Park Chan-Wook, regista abituato a trattare sia con la detection, che con i melodrammi, mette in scena una storia d’amore impossibile, che sembra quasi un sortilegio, impiantata e a far da cornice a un’istantanea famigliare – la relazione del detective Hae-Jun con sua moglie -, nella quale predominano il rigore, un fin troppo formale “rispetto dei ruoli” e assoluta mancanza di vitalità – se si pensa che i due si ripromettono addirittura di fare l’amore almeno una volta a settimana, indipendentemente dalle rispettive condizioni umorali… Quel monotono copione viene lacerato dalle mani ruvide e dallo sguardo ammaliante di Seo-Rae, vedova per la morte (non) accidentale del marito, franato dalla montagna su cui si era arrampicato. Questo è solo un accenno di trama, indispensabile per analizzare un po’ più da vicino l’opera di Park. Così, il regista di Oldboy intreccia con sottile e sofisticata accuratezza un confronto in crescendo tra i due protagonisti, costruito su sibillini campi e controcampi, affidandosi a un montaggio tagliente e a suo modo sperimentale – sicuramente audace -, con l’obiettivo di inspessire al contempo sia il racconto di detection, sia l’afflato sentimentale dell’intreccio: lo spostamento spaziale della figura di Hae-Jun all’interno di spazi chiusi da lui stesso osservati e controllati amplifica la catarsi e si rivela uno stratagemma sensazionale, affinchè il detective possa “condividere” con lo spettatore tutti i propri turbamenti; parallelamente, Park Chan-Wook infetta il girato e la mente del protagonista con l’ossessione liquida dei dispositivi digitali – che si tratti di una registrazione vocale, di semplici messaggi istantanei o riprese in video -, strumenti diventati indispensabili per riflettere e centuplicare lo sguardo, mai dispersivo, dell’autore, dei personaggi stessi e, chiaramente, dello spettatore. Tutto converge verso un maelstrom di dubbi e mezze verità; Decision to leave è un thriller à la Hitchcock in piena era digitale, un dolcissimo incubo a occhi aperti, destinato a essere ricordato per molto tempo, una volta sopravvissuti al buio della sala (e dell’amore).

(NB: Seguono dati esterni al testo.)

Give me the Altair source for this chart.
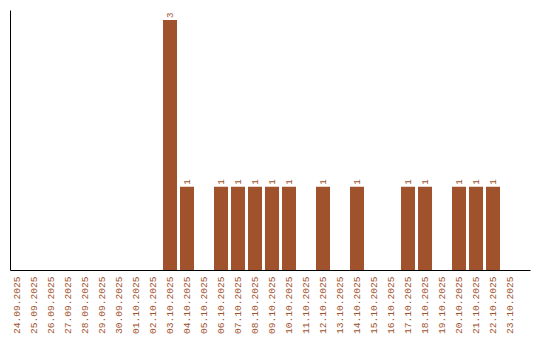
import altair as alt
import pandas as pd

dates = ["24.09.2025", "25.09.2025", "26.09.2025", "27.09.2025", "28.09.2025",
         "29.09.2025", "30.09.2025", "01.10.2025", "02.10.2025", "03.10.2025",
         "04.10.2025", "05.10.2025", "06.10.2025", "07.10.2025", "08.10.2025",
         "09.10.2025", "10.10.2025", "11.10.2025", "12.10.2025", "13.10.2025",
         "14.10.2025", "15.10.2025", "16.10.2025", "17.10.2025", "18.10.2025",
         "19.10.2025", "20.10.2025", "21.10.2025", "22.10.2025", "23.10.2025"]
counts = [0, 0, 0, 0, 0, 0, 0, 0, 0, 3,
          1, 0, 1, 1, 1, 1, 1, 0, 1, 0,
          1, 0, 0, 1, 1, 0, 1, 1, 1, 0]

df = pd.DataFrame({"date": dates, "count": counts})
df["label"] = df["count"].apply(lambda v: str(v) if v > 0 else "")

color = "#A0522D"
font = "Liberation Mono"

x = alt.X("date:N", sort=dates, title=None,
          scale=alt.Scale(paddingInner=0.1765, paddingOuter=0.382, align=0),
          axis=alt.Axis(labelAngle=270, labelFont=font, labelFontSize=9.6,
                        labelColor=color, ticks=False, labelPadding=6,
                        domainColor="black", labelAlign="right",
                        labelBaseline="middle"))
y = alt.Y("count:Q", title=None, scale=alt.Scale(domain=[0, 3.12], nice=False),
          axis=alt.Axis(labels=False, ticks=False, grid=False, domainColor="black"))

bars = alt.Chart(df).mark_bar(color=color).encode(x=x, y=y)
text = alt.Chart(df).mark_text(angle=270, align="left", baseline="middle", dx=2,
                               font=font, fontSize=9, color=color).encode(
    x=alt.X("date:N", sort=dates), y="count:Q", text="label:N")

chart = (bars + text).properties(
    width=520, height=260,
    autosize=alt.AutoSizeParams(type="none"),
    padding={"left": 10, "top": 10, "right": 10, "bottom": 70},
).configure(background="white").configure_view(stroke=None, strokeWidth=0)

chart.save("out.html", embed_options={"renderer": "svg", "actions": False})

In una continua ricerca di sguardi e dettagli rivelatori, tra sublimi e infuocati desideri trattenuti, Decision to leave è un film sensoriale, che provoca lo sguardo con una delicatezza e una raffinatezza ai limiti dell’autolesionismo emotivo. La relazione impossibile tra Hae-Jun e Seo-Rae è un risveglio da una quotidianità asfissiante, seppur apparentemente serena; è un atto rivoluzionario verso se stessi; è la manifestazione sregolata della potenza incendiaria dell’amore. Park Chan-Wook ne è ben consapevole e inscena un romanzo sentimentalmente folle, scuotendo una volta in più gli schemi del thriller, fin quando allo spettatore non interesserà più lo svelamento degli omicidi, ma la risoluzione finale del melò tessuto tra Hae-Jun e Seo-Rae. Per Park Chan-Wook i sentimenti posseggono la forza dirompente di una mareggiata; è tutto un gioco di vertigini – della tensione hitchcockiana, sprigionata soprattutto dalle occhiate feline della meravigliosa Tang Wei; della penetrante potenza dello sguardo che fa eco al cinema di De Palma. Fino al finale irresistibile, a suo modo lirico: nel momento in cui la fatale Seo-Rae riuscirà a possedere il cuore del suo amato detective e il detective non potrà far altro che annegare nella marea montante dell’amore in cui è sprofondato, riemerso e, infine, perdutosi per sempre. Come tutti noi, inevitabilmente.